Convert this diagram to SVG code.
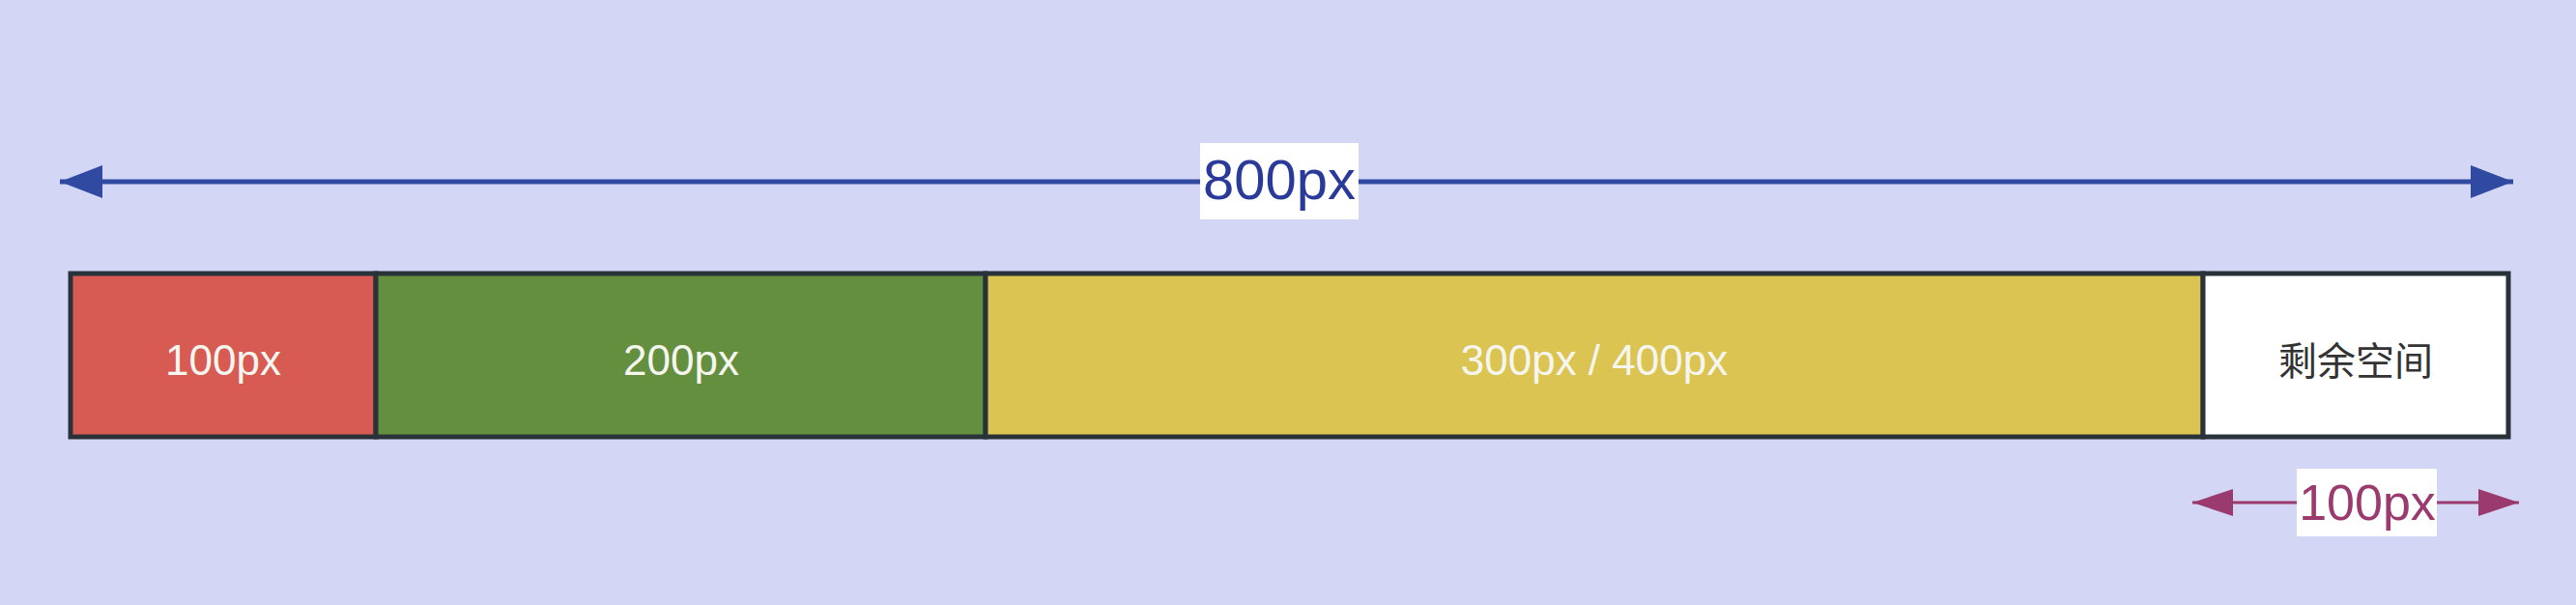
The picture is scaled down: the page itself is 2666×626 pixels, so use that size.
<svg xmlns="http://www.w3.org/2000/svg" width="2666" height="626" viewBox="0 0 2666 626">
<style>
.bar{stroke:#283238;stroke-width:5}
.lbl{font-family:"Liberation Sans","Noto Sans CJK SC",sans-serif;font-size:44px;fill:#f6f6f0;text-anchor:middle}
.dark{fill:#333333;font-size:40px}
.dim{font-family:"Liberation Sans",sans-serif;text-anchor:middle}
</style>
<defs>
<marker id="ab" markerUnits="userSpaceOnUse" markerWidth="44" markerHeight="34" refX="44" refY="17" orient="auto-start-reverse">
<path d="M0,0 L44,17 L0,34 Z" fill="#2f4aa0"/>
</marker>
<marker id="am" markerUnits="userSpaceOnUse" markerWidth="42" markerHeight="28" refX="42" refY="14" orient="auto-start-reverse">
<path d="M0,0 L42,14 L0,28 Z" fill="#9b3a6e"/>
</marker>
</defs>
<rect width="2666" height="626" fill="#d4d6f5"/>
<g id="connectors">
<path d="M62,188 H2601" stroke="#2f4aa0" stroke-width="5" fill="none" marker-start="url(#ab)" marker-end="url(#ab)"/>
<path d="M2269,520 H2607" stroke="#9b3a6e" stroke-width="3" fill="none" marker-start="url(#am)" marker-end="url(#am)"/>
</g>
<g id="dim-800">
<rect x="1242" y="148" width="164" height="79" fill="#ffffff"/>
<text class="dim" x="1324" y="206" font-size="58" fill="#2a3a9a">800px</text>
</g>
<g id="dim-100">
<rect x="2377" y="485" width="145" height="70" fill="#ffffff"/>
<text class="dim" x="2450" y="538" font-size="52" fill="#9b3a6e">100px</text>
</g>
<g id="seg-100">
<rect class="bar" x="73" y="283" width="316" height="169" fill="#d75b53"/>
<text class="lbl" x="231" y="388">100px</text>
</g>
<g id="seg-200">
<rect class="bar" x="389" y="283" width="631" height="169" fill="#648f3f"/>
<text class="lbl" x="705" y="388">200px</text>
</g>
<g id="seg-300">
<rect class="bar" x="1020" y="283" width="1260" height="169" fill="#dbc452"/>
<text class="lbl" x="1650" y="388">300px / 400px</text>
</g>
<g id="seg-rest">
<rect class="bar" x="2280" y="283" width="316" height="169" fill="#ffffff"/>
<text class="lbl dark" x="2438" y="388">剩余空间</text>
</g>
</svg>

───

(TASK OBJECTIVE) Print the complete listing exactly as it stands, without its pictures.

(WORKED ANSWER)
Convert this diagram to SVG code.
The picture is scaled down: the page itself is 2666×626 pixels, so use that size.
<svg xmlns="http://www.w3.org/2000/svg" width="2666" height="626" viewBox="0 0 2666 626">
<style>
.bar{stroke:#283238;stroke-width:5}
.lbl{font-family:"Liberation Sans","Noto Sans CJK SC",sans-serif;font-size:44px;fill:#f6f6f0;text-anchor:middle}
.dark{fill:#333333;font-size:40px}
.dim{font-family:"Liberation Sans",sans-serif;text-anchor:middle}
</style>
<defs>
<marker id="ab" markerUnits="userSpaceOnUse" markerWidth="44" markerHeight="34" refX="44" refY="17" orient="auto-start-reverse">
<path d="M0,0 L44,17 L0,34 Z" fill="#2f4aa0"/>
</marker>
<marker id="am" markerUnits="userSpaceOnUse" markerWidth="42" markerHeight="28" refX="42" refY="14" orient="auto-start-reverse">
<path d="M0,0 L42,14 L0,28 Z" fill="#9b3a6e"/>
</marker>
</defs>
<rect width="2666" height="626" fill="#d4d6f5"/>
<g id="connectors">
<path d="M62,188 H2601" stroke="#2f4aa0" stroke-width="5" fill="none" marker-start="url(#ab)" marker-end="url(#ab)"/>
<path d="M2269,520 H2607" stroke="#9b3a6e" stroke-width="3" fill="none" marker-start="url(#am)" marker-end="url(#am)"/>
</g>
<g id="dim-800">
<rect x="1242" y="148" width="164" height="79" fill="#ffffff"/>
<text class="dim" x="1324" y="206" font-size="58" fill="#2a3a9a">800px</text>
</g>
<g id="dim-100">
<rect x="2377" y="485" width="145" height="70" fill="#ffffff"/>
<text class="dim" x="2450" y="538" font-size="52" fill="#9b3a6e">100px</text>
</g>
<g id="seg-100">
<rect class="bar" x="73" y="283" width="316" height="169" fill="#d75b53"/>
<text class="lbl" x="231" y="388">100px</text>
</g>
<g id="seg-200">
<rect class="bar" x="389" y="283" width="631" height="169" fill="#648f3f"/>
<text class="lbl" x="705" y="388">200px</text>
</g>
<g id="seg-300">
<rect class="bar" x="1020" y="283" width="1260" height="169" fill="#dbc452"/>
<text class="lbl" x="1650" y="388">300px / 400px</text>
</g>
<g id="seg-rest">
<rect class="bar" x="2280" y="283" width="316" height="169" fill="#ffffff"/>
<text class="lbl dark" x="2438" y="388">剩余空间</text>
</g>
</svg>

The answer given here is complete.